AIM OF THE EXERCISE:
Quote all lines below exactly. Images stay out.

DATA SHOWN:
[START]

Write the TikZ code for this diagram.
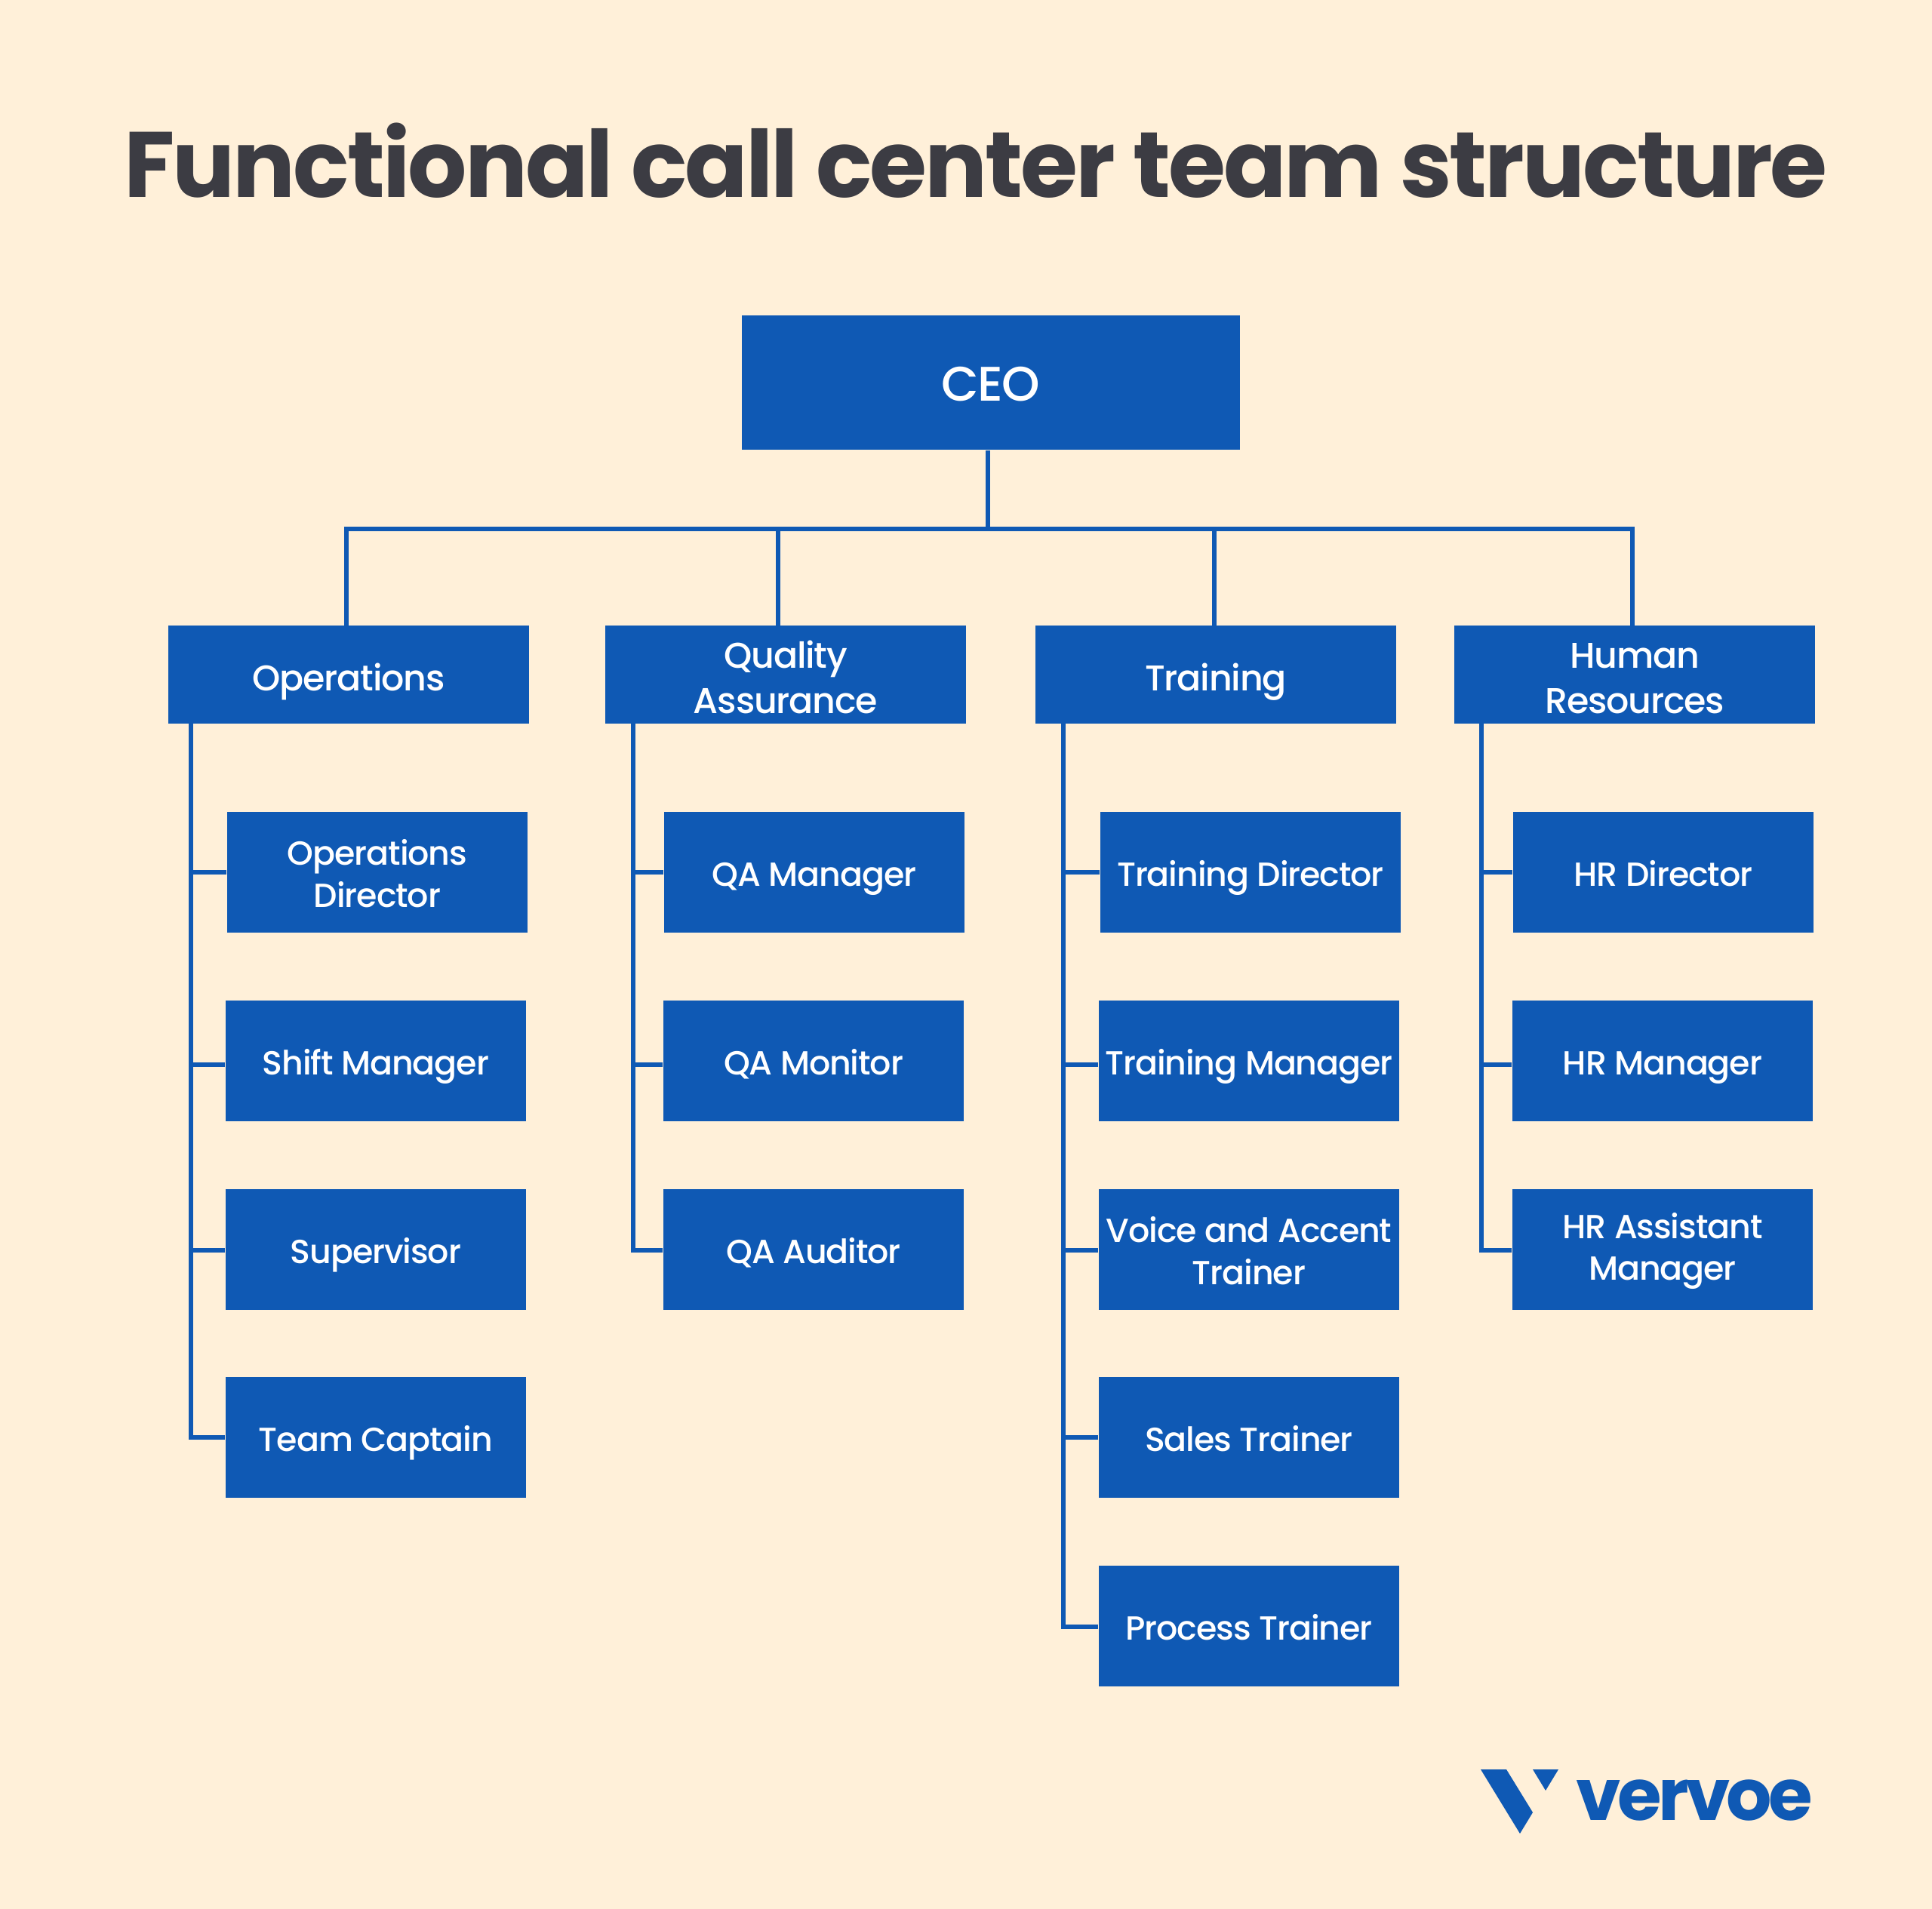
\documentclass[tikz,border=0pt]{standalone}
\usepackage{fontspec}
\setmainfont{Poppins}[UprightFont=* Medium,LetterSpace=-2.5]
\newfontfamily\titlefont{Poppins}[UprightFont=* Bold,LetterSpace=-2.4]
\newfontfamily\brandfont{Poppins}[UprightFont=* Bold,LetterSpace=-5]
\usepackage{tikz}
\definecolor{paper}{HTML}{FFF0D9}
\definecolor{boxblue}{HTML}{0F59B4}
\definecolor{titlegrey}{HTML}{3C3C43}
\tikzset{
  panel/.style={fill=boxblue, text=white, align=center, inner sep=0pt},
  headbox/.style={panel, minimum width=4.78cm, minimum height=1.29cm, font=\fontsize{13.5}{17}\selectfont},
  rolebox/.style={panel, minimum width=3.98cm, minimum height=1.6cm, font=\fontsize{12.6}{15.7}\selectfont},
  head/.style={headbox, execute at begin node={\rule[-4pt]{0pt}{20.2pt}}},
  headtwo/.style={headbox, execute at begin node={\rule{0pt}{29.2pt}}},
  role/.style={rolebox, execute at begin node={\rule[-4pt]{0pt}{18.5pt}}},
  roletwo/.style={rolebox, execute at begin node={\rule{0pt}{26.3pt}}},
  boss/.style={panel, minimum width=6.59cm, minimum height=1.78cm, font=\fontsize{18.3}{22}\selectfont, execute at begin node={\rule[-5pt]{0pt}{24.2pt}}},
  wire/.style={draw=boxblue, line width=1.5pt}
}
\begin{document}
\begin{tikzpicture}[x=0.01cm,y=-0.01cm]
\useasboundingbox (0,0) rectangle (2560,2530);
\fill [paper] (0,0) rectangle (2560,2530);
\node [anchor=base, text=titlegrey, font=\fontsize{35}{40}\titlefont] (title) at (1293,261) {Functional call center team structure};
\node [boss] (ceo) at (1313,507) {CEO};
% department row
\node [head] (ops) at (462,894) {Operations};
\node [headtwo] (qa) at (1041,894) {Quality\\Assurance};
\node [head] (train) at (1611,894) {Training};
\node [headtwo] (hr) at (2166,894) {Human\\Resources};
% operations
\node [roletwo] (opsa) at (500,1156) {Operations\\Director};
\node [role] (opsb) at (498,1406) {Shift Manager};
\node [role] (opsc) at (498,1656) {Supervisor};
\node [role] (opsd) at (498,1905) {Team Captain};
% quality assurance
\node [role] (qaa) at (1079,1156) {QA Manager};
\node [role] (qab) at (1078,1406) {QA Monitor};
\node [role] (qac) at (1078,1656) {QA Auditor};
% training
\node [role] (traina) at (1657,1156) {Training Director};
\node [role] (trainb) at (1655,1406) {Training Manager};
\node [roletwo] (trainc) at (1655,1656) {Voice and Accent\\Trainer};
\node [role] (traind) at (1655,1905) {Sales Trainer};
\node [role] (traine) at (1655,2155) {Process Trainer};
% human resources
\node [role] (hra) at (2204,1156) {HR Director};
\node [role] (hrb) at (2203,1406) {HR Manager};
\node [roletwo] (hrc) at (2203,1656) {HR Assistant\\Manager};
% bus below the ceo
\coordinate (bus) at (1309,701);
\coordinate (opstop) at (459,701);
\coordinate (qatop) at (1031,701);
\coordinate (traintop) at (1609,701);
\coordinate (hrtop) at (2163,701);
\draw [wire] (bus |- ceo.south) -- (bus);
\draw [wire] (opstop |- ops.north) |- (hrtop) -- (hrtop |- hr.north);
\draw [wire] (qatop) -- (qatop |- qa.north);
\draw [wire] (traintop) -- (traintop |- train.north);
% side rails
\coordinate (opsrail) at (253,958);
\coordinate (qarail) at (839,958);
\coordinate (trainrail) at (1409,958);
\coordinate (hrrail) at (1963,958);
\foreach \a/\s in {opsa/0,opsb/.5,opsc/.1,opsd/0} \draw [wire] ([yshift=-\s mm]\a.west) -| (opsrail);
\foreach \a/\s in {qaa/0,qab/.5,qac/.1} \draw [wire] ([yshift=-\s mm]\a.west) -| (qarail);
\foreach \a/\s in {traina/0,trainb/.5,trainc/.1,traind/0,traine/.1} \draw [wire] ([yshift=-\s mm]\a.west) -| (trainrail);
\foreach \a/\s in {hra/0,hrb/.5,hrc/.1} \draw [wire] ([yshift=-\s mm]\a.west) -| (hrrail);
% logo
\fill [boxblue] (1962,2345) -- (1996,2345) -- (2031,2402) -- (2014,2430) -- cycle;
\fill [boxblue] (2031,2345) -- (2065,2345) -- (2048,2373) -- cycle;
\node [anchor=base west, inner sep=0pt, text=boxblue, font=\fontsize{27}{30}\brandfont] (brand) at (2088,2412) {vervoe};
\end{tikzpicture}
\end{document}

[END]

RESPONSE TO THE TASK:
Write the TikZ code for this diagram.
\documentclass[tikz,border=0pt]{standalone}
\usepackage{fontspec}
\setmainfont{Poppins}[UprightFont=* Medium,LetterSpace=-2.5]
\newfontfamily\titlefont{Poppins}[UprightFont=* Bold,LetterSpace=-2.4]
\newfontfamily\brandfont{Poppins}[UprightFont=* Bold,LetterSpace=-5]
\usepackage{tikz}
\definecolor{paper}{HTML}{FFF0D9}
\definecolor{boxblue}{HTML}{0F59B4}
\definecolor{titlegrey}{HTML}{3C3C43}
\tikzset{
  panel/.style={fill=boxblue, text=white, align=center, inner sep=0pt},
  headbox/.style={panel, minimum width=4.78cm, minimum height=1.29cm, font=\fontsize{13.5}{17}\selectfont},
  rolebox/.style={panel, minimum width=3.98cm, minimum height=1.6cm, font=\fontsize{12.6}{15.7}\selectfont},
  head/.style={headbox, execute at begin node={\rule[-4pt]{0pt}{20.2pt}}},
  headtwo/.style={headbox, execute at begin node={\rule{0pt}{29.2pt}}},
  role/.style={rolebox, execute at begin node={\rule[-4pt]{0pt}{18.5pt}}},
  roletwo/.style={rolebox, execute at begin node={\rule{0pt}{26.3pt}}},
  boss/.style={panel, minimum width=6.59cm, minimum height=1.78cm, font=\fontsize{18.3}{22}\selectfont, execute at begin node={\rule[-5pt]{0pt}{24.2pt}}},
  wire/.style={draw=boxblue, line width=1.5pt}
}
\begin{document}
\begin{tikzpicture}[x=0.01cm,y=-0.01cm]
\useasboundingbox (0,0) rectangle (2560,2530);
\fill [paper] (0,0) rectangle (2560,2530);
\node [anchor=base, text=titlegrey, font=\fontsize{35}{40}\titlefont] (title) at (1293,261) {Functional call center team structure};
\node [boss] (ceo) at (1313,507) {CEO};
% department row
\node [head] (ops) at (462,894) {Operations};
\node [headtwo] (qa) at (1041,894) {Quality\\Assurance};
\node [head] (train) at (1611,894) {Training};
\node [headtwo] (hr) at (2166,894) {Human\\Resources};
% operations
\node [roletwo] (opsa) at (500,1156) {Operations\\Director};
\node [role] (opsb) at (498,1406) {Shift Manager};
\node [role] (opsc) at (498,1656) {Supervisor};
\node [role] (opsd) at (498,1905) {Team Captain};
% quality assurance
\node [role] (qaa) at (1079,1156) {QA Manager};
\node [role] (qab) at (1078,1406) {QA Monitor};
\node [role] (qac) at (1078,1656) {QA Auditor};
% training
\node [role] (traina) at (1657,1156) {Training Director};
\node [role] (trainb) at (1655,1406) {Training Manager};
\node [roletwo] (trainc) at (1655,1656) {Voice and Accent\\Trainer};
\node [role] (traind) at (1655,1905) {Sales Trainer};
\node [role] (traine) at (1655,2155) {Process Trainer};
% human resources
\node [role] (hra) at (2204,1156) {HR Director};
\node [role] (hrb) at (2203,1406) {HR Manager};
\node [roletwo] (hrc) at (2203,1656) {HR Assistant\\Manager};
% bus below the ceo
\coordinate (bus) at (1309,701);
\coordinate (opstop) at (459,701);
\coordinate (qatop) at (1031,701);
\coordinate (traintop) at (1609,701);
\coordinate (hrtop) at (2163,701);
\draw [wire] (bus |- ceo.south) -- (bus);
\draw [wire] (opstop |- ops.north) |- (hrtop) -- (hrtop |- hr.north);
\draw [wire] (qatop) -- (qatop |- qa.north);
\draw [wire] (traintop) -- (traintop |- train.north);
% side rails
\coordinate (opsrail) at (253,958);
\coordinate (qarail) at (839,958);
\coordinate (trainrail) at (1409,958);
\coordinate (hrrail) at (1963,958);
\foreach \a/\s in {opsa/0,opsb/.5,opsc/.1,opsd/0} \draw [wire] ([yshift=-\s mm]\a.west) -| (opsrail);
\foreach \a/\s in {qaa/0,qab/.5,qac/.1} \draw [wire] ([yshift=-\s mm]\a.west) -| (qarail);
\foreach \a/\s in {traina/0,trainb/.5,trainc/.1,traind/0,traine/.1} \draw [wire] ([yshift=-\s mm]\a.west) -| (trainrail);
\foreach \a/\s in {hra/0,hrb/.5,hrc/.1} \draw [wire] ([yshift=-\s mm]\a.west) -| (hrrail);
% logo
\fill [boxblue] (1962,2345) -- (1996,2345) -- (2031,2402) -- (2014,2430) -- cycle;
\fill [boxblue] (2031,2345) -- (2065,2345) -- (2048,2373) -- cycle;
\node [anchor=base west, inner sep=0pt, text=boxblue, font=\fontsize{27}{30}\brandfont] (brand) at (2088,2412) {vervoe};
\end{tikzpicture}
\end{document}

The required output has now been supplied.